Charts and diagrams as code
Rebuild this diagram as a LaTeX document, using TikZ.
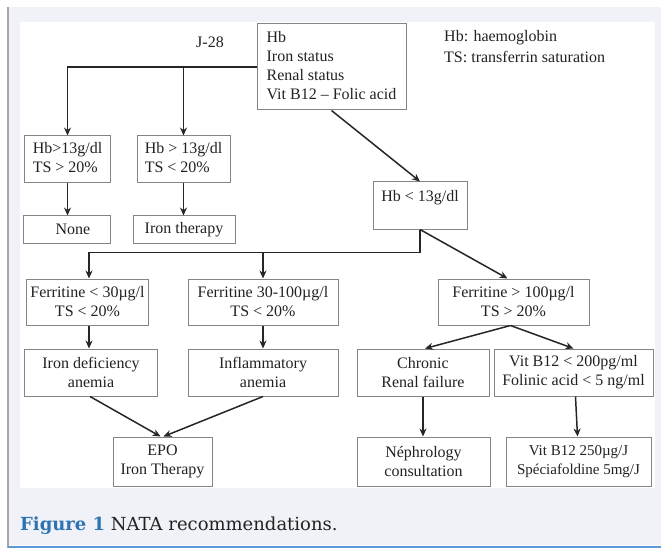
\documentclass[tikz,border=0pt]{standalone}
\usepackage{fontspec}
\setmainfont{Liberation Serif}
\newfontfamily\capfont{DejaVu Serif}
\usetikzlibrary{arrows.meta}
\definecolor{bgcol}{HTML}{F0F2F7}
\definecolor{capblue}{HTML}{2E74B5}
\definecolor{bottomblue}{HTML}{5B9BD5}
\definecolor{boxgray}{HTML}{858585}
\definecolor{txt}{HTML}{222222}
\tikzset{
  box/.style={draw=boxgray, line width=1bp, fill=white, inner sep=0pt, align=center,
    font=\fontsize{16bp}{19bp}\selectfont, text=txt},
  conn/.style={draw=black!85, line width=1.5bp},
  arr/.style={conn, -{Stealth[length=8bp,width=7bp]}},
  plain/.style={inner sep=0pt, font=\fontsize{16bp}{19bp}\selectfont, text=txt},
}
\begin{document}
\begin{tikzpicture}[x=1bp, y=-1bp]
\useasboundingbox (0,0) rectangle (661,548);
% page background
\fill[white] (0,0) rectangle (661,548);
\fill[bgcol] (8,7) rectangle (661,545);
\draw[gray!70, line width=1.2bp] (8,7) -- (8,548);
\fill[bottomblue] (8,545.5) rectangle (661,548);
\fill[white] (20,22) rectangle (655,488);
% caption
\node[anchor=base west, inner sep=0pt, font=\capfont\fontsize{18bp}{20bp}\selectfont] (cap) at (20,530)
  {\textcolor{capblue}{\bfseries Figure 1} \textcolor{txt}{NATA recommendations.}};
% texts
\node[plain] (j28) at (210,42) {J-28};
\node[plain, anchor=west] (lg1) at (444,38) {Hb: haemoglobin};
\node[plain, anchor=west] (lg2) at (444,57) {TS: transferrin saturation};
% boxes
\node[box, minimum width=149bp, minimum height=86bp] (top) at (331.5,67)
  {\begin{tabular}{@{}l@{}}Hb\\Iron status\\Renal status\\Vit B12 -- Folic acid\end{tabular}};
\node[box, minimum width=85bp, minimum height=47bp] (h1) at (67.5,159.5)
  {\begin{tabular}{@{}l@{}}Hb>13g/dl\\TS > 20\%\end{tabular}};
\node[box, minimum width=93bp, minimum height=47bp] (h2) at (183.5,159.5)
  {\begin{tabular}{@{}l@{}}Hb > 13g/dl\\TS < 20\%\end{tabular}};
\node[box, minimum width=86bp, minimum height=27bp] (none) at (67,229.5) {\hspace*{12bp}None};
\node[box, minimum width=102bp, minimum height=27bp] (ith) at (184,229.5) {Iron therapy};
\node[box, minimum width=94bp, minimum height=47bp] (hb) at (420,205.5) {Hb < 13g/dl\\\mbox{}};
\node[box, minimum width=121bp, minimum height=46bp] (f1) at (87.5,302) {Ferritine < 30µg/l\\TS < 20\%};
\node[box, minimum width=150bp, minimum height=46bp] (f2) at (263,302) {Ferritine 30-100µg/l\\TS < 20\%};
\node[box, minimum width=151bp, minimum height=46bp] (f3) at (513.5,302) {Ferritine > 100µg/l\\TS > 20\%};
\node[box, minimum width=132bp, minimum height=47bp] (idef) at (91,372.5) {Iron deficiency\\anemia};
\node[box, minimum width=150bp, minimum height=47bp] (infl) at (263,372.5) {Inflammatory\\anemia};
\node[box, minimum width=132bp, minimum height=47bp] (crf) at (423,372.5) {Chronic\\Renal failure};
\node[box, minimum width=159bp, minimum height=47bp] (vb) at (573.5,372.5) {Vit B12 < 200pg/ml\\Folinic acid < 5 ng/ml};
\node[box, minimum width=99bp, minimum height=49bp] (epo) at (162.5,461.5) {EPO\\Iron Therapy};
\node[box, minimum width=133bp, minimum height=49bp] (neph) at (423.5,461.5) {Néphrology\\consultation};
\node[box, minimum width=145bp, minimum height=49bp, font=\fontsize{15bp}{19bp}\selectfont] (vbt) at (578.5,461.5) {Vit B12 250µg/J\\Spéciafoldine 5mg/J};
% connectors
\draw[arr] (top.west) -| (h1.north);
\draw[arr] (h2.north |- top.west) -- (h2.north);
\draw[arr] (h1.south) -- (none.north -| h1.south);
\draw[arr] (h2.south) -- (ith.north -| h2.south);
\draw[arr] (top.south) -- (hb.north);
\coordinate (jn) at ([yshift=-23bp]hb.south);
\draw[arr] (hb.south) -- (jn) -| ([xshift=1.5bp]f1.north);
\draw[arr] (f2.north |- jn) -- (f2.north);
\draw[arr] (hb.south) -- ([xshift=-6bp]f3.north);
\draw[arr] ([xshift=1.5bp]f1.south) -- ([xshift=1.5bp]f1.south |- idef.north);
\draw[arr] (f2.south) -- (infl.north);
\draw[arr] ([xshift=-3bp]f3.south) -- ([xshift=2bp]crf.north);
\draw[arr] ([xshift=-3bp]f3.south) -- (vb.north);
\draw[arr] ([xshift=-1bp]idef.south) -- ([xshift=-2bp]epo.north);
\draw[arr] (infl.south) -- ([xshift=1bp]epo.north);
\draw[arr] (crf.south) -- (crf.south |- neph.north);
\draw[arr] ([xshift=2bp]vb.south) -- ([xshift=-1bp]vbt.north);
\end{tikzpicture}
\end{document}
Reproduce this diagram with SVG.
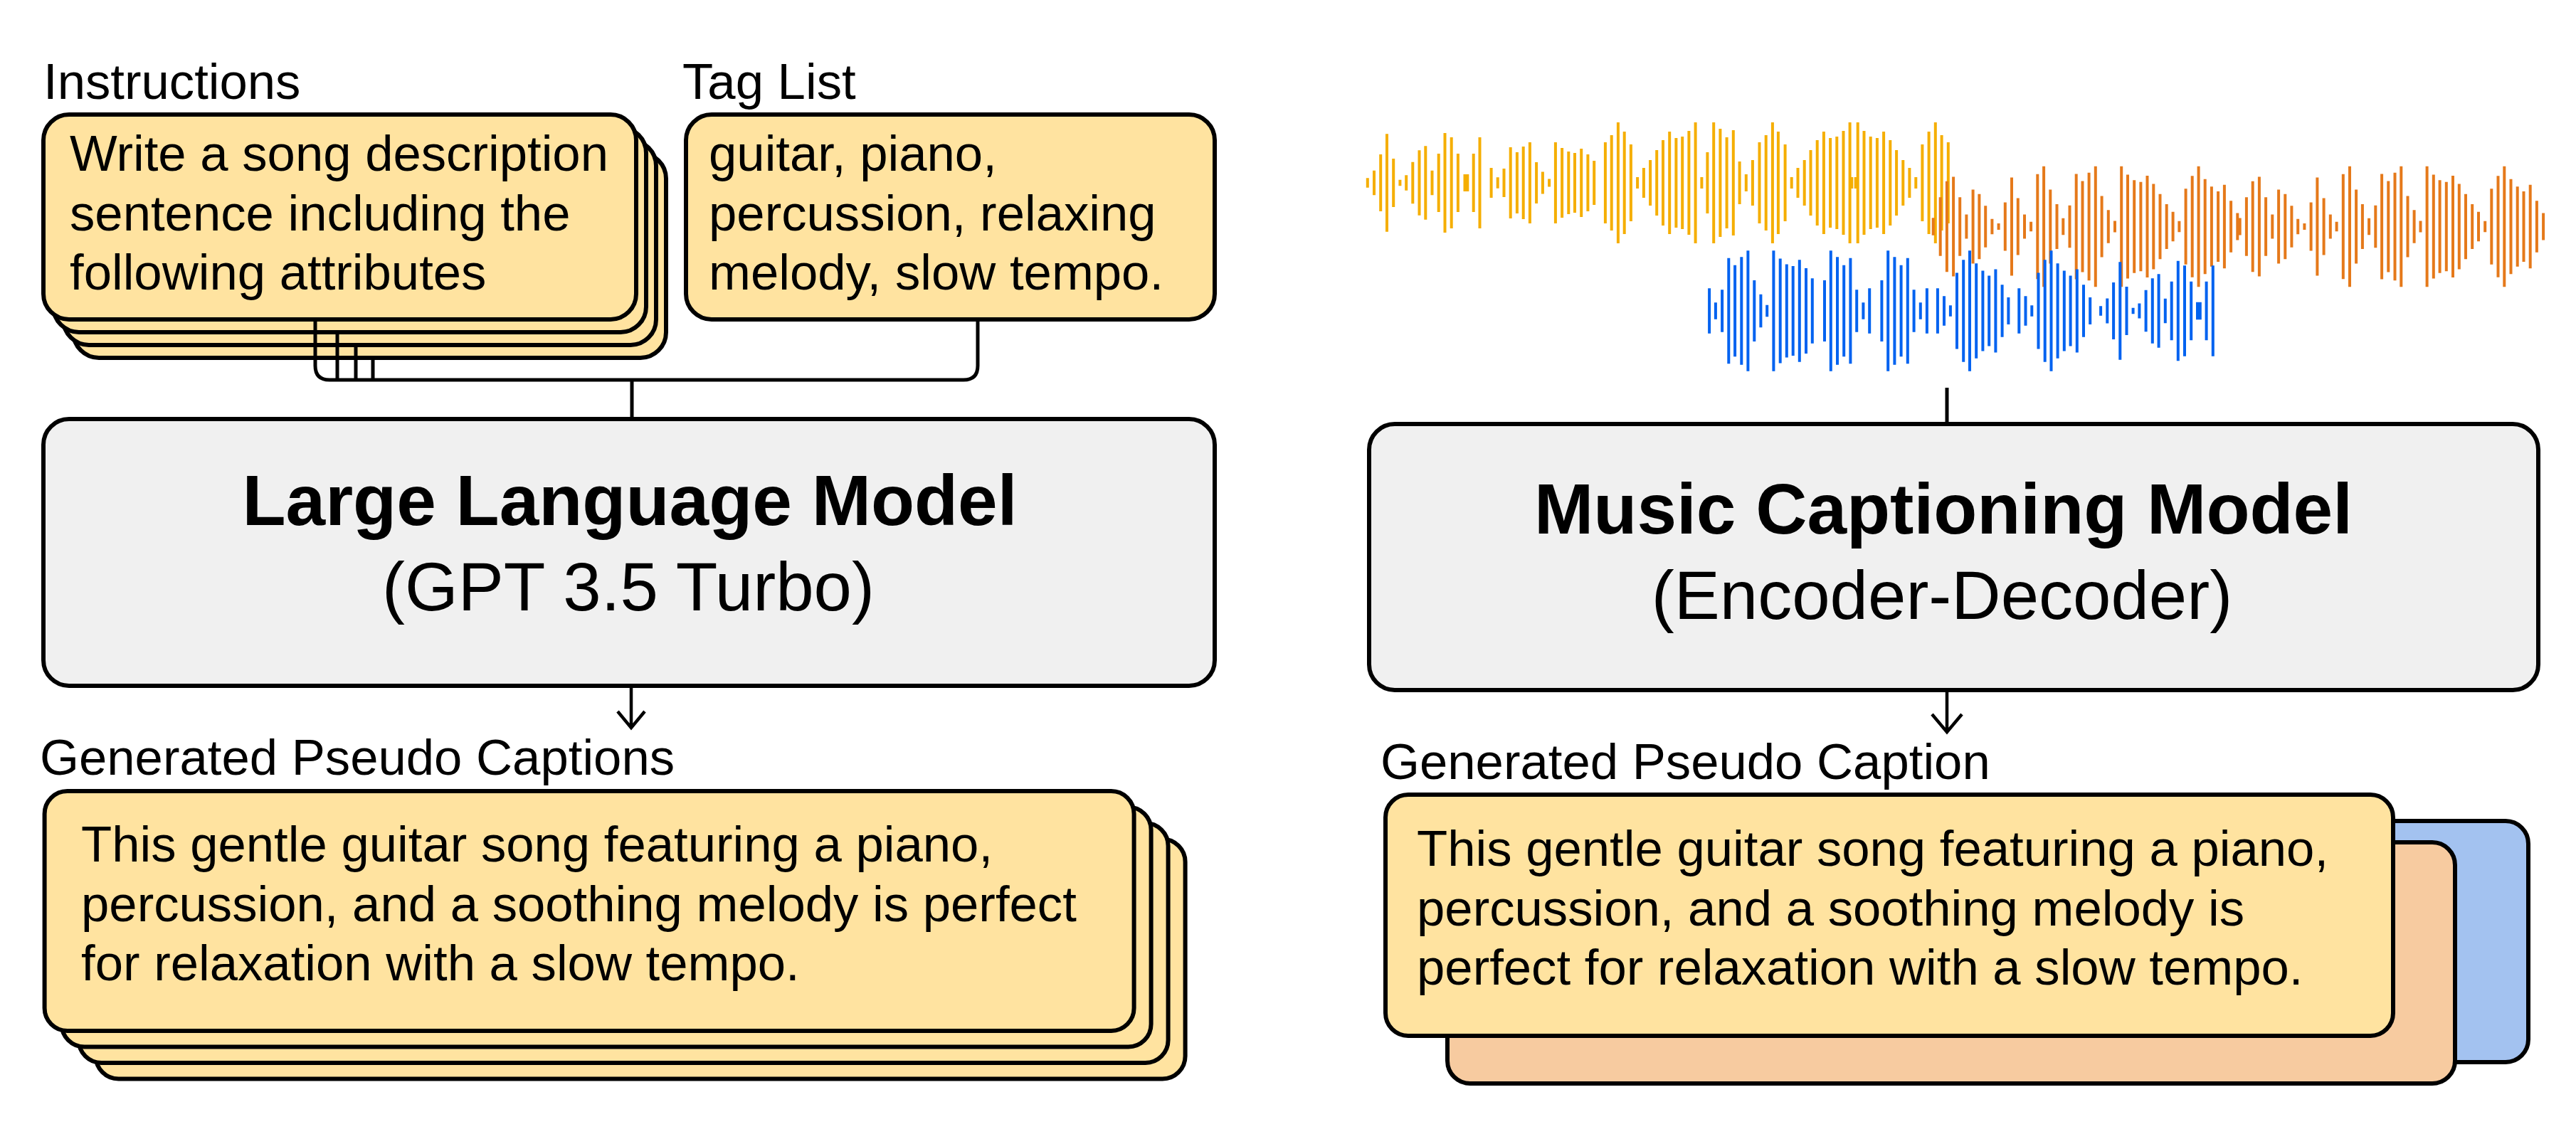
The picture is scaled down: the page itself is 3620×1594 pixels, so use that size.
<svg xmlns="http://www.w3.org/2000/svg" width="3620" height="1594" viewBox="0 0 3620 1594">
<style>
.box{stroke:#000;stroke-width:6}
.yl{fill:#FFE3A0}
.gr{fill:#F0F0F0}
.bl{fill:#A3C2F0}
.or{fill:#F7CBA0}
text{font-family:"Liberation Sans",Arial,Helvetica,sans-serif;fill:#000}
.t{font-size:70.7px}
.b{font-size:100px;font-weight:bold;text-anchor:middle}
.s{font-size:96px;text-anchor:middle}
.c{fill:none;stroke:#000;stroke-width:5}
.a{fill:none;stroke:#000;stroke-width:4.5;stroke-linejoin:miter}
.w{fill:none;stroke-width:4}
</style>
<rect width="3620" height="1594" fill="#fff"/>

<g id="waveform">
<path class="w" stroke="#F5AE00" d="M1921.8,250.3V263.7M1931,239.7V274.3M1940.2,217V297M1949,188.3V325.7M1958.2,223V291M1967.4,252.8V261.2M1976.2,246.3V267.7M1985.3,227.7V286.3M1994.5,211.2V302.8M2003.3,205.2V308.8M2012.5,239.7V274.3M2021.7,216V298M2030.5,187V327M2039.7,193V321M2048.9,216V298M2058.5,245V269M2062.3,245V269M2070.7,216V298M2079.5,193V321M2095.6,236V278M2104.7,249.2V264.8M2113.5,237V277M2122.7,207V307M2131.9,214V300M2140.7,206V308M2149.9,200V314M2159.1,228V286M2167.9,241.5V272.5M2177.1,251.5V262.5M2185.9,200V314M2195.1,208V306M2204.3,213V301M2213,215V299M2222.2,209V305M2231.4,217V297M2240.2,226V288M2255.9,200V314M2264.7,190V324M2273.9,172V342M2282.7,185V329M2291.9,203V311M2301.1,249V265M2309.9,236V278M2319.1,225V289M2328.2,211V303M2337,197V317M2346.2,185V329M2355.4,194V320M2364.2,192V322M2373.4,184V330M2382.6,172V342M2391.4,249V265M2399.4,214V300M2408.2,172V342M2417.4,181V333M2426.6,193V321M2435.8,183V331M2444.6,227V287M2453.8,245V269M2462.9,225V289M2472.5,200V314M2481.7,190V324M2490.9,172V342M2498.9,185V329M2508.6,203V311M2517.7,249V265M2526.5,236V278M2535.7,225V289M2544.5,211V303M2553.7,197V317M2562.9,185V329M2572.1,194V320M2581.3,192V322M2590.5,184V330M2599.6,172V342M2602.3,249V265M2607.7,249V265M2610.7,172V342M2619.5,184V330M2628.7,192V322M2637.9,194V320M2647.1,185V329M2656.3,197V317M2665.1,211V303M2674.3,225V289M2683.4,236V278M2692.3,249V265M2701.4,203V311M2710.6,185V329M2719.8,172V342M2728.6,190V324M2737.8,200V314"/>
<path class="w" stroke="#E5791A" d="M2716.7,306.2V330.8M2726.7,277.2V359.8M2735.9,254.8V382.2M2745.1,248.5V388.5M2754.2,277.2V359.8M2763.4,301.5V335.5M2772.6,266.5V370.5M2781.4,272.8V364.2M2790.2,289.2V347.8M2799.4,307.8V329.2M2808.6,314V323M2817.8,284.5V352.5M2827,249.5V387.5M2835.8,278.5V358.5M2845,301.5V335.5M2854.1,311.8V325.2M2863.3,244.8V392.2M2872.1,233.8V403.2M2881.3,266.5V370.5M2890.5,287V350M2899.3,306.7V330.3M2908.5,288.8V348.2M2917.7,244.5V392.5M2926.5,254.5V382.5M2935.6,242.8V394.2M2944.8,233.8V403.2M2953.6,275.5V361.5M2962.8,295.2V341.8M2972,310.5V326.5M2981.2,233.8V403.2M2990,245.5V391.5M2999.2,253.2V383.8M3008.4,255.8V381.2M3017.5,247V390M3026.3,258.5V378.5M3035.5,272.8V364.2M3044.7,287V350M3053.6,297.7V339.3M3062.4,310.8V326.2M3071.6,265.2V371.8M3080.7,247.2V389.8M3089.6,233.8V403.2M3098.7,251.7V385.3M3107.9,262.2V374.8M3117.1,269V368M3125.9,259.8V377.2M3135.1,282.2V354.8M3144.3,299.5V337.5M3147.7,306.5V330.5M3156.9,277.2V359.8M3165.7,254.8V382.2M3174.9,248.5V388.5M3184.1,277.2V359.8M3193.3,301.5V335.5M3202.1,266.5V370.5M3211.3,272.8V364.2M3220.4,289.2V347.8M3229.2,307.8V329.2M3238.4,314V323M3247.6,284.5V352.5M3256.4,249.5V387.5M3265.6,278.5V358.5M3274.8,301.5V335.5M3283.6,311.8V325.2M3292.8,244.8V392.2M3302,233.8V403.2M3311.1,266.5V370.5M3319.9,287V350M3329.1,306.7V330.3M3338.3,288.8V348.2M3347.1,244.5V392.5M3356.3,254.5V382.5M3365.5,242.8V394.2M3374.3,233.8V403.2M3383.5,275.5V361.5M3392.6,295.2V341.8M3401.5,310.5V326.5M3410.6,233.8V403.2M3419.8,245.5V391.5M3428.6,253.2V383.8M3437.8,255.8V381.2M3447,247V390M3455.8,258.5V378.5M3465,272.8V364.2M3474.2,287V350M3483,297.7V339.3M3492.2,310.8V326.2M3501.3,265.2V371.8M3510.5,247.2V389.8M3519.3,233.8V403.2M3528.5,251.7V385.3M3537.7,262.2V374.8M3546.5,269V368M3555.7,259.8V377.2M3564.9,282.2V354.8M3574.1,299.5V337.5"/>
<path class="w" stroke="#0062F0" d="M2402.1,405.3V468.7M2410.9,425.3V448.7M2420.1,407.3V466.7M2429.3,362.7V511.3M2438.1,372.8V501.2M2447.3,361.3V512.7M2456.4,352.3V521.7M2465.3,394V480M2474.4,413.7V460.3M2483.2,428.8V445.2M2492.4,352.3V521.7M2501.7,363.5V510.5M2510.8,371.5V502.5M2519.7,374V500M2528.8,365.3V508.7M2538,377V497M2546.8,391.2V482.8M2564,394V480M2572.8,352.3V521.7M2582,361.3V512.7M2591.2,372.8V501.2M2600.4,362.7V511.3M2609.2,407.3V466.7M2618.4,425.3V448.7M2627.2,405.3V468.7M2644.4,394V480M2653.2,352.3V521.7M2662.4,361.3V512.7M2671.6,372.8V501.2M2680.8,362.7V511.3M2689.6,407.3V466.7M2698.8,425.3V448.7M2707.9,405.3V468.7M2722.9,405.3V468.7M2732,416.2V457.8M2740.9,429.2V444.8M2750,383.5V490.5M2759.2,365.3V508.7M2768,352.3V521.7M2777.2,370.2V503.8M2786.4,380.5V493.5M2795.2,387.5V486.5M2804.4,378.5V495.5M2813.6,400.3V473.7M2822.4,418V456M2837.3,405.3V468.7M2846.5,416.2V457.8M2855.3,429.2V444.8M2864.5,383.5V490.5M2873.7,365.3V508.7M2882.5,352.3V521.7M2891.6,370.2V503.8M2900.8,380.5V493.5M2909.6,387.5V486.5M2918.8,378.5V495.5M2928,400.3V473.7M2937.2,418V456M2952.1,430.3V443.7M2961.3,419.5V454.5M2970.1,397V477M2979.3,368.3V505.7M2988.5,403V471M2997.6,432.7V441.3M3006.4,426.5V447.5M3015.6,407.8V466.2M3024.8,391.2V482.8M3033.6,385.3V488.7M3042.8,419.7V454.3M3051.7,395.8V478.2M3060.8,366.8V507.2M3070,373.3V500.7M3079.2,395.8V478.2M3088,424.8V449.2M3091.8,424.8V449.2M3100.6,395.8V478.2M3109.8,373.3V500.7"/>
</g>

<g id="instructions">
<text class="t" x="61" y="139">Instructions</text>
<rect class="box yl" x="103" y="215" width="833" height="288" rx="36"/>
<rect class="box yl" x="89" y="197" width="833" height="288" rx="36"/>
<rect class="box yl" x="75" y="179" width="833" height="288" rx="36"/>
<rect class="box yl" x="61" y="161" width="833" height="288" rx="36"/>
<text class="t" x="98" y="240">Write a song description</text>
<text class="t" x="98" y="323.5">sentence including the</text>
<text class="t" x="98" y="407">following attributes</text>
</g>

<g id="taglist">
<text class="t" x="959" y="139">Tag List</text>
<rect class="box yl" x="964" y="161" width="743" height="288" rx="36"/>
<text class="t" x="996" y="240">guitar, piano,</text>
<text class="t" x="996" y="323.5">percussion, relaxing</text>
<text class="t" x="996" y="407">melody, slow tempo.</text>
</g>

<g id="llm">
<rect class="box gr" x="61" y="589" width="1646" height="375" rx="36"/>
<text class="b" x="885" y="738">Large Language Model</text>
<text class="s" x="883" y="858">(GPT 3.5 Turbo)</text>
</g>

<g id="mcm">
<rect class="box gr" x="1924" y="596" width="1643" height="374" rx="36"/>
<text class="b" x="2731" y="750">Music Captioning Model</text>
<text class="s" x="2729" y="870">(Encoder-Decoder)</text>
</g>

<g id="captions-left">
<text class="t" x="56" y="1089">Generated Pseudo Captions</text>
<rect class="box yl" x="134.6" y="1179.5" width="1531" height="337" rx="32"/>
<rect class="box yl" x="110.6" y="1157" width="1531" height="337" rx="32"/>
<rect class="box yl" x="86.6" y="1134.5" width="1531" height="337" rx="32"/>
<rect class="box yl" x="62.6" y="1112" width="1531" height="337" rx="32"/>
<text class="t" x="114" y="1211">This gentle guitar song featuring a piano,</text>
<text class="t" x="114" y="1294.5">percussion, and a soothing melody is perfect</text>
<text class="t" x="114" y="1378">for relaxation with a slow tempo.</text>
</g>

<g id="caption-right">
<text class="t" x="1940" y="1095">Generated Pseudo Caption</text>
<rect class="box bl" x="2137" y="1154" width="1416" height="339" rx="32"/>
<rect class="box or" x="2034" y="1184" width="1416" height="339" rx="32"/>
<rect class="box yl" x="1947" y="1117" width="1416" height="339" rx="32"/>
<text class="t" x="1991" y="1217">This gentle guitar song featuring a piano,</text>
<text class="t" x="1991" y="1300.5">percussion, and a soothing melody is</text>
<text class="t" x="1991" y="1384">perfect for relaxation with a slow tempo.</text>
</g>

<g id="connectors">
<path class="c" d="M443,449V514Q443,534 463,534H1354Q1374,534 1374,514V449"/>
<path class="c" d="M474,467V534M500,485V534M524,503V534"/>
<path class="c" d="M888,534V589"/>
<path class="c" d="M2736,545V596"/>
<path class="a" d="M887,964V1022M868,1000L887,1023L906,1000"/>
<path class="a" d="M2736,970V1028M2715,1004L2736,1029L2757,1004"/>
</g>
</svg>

TASK PROMPT => Scan the material above and determine how many lines include the word "with"; report only the number.

CORRECT RESULT => 3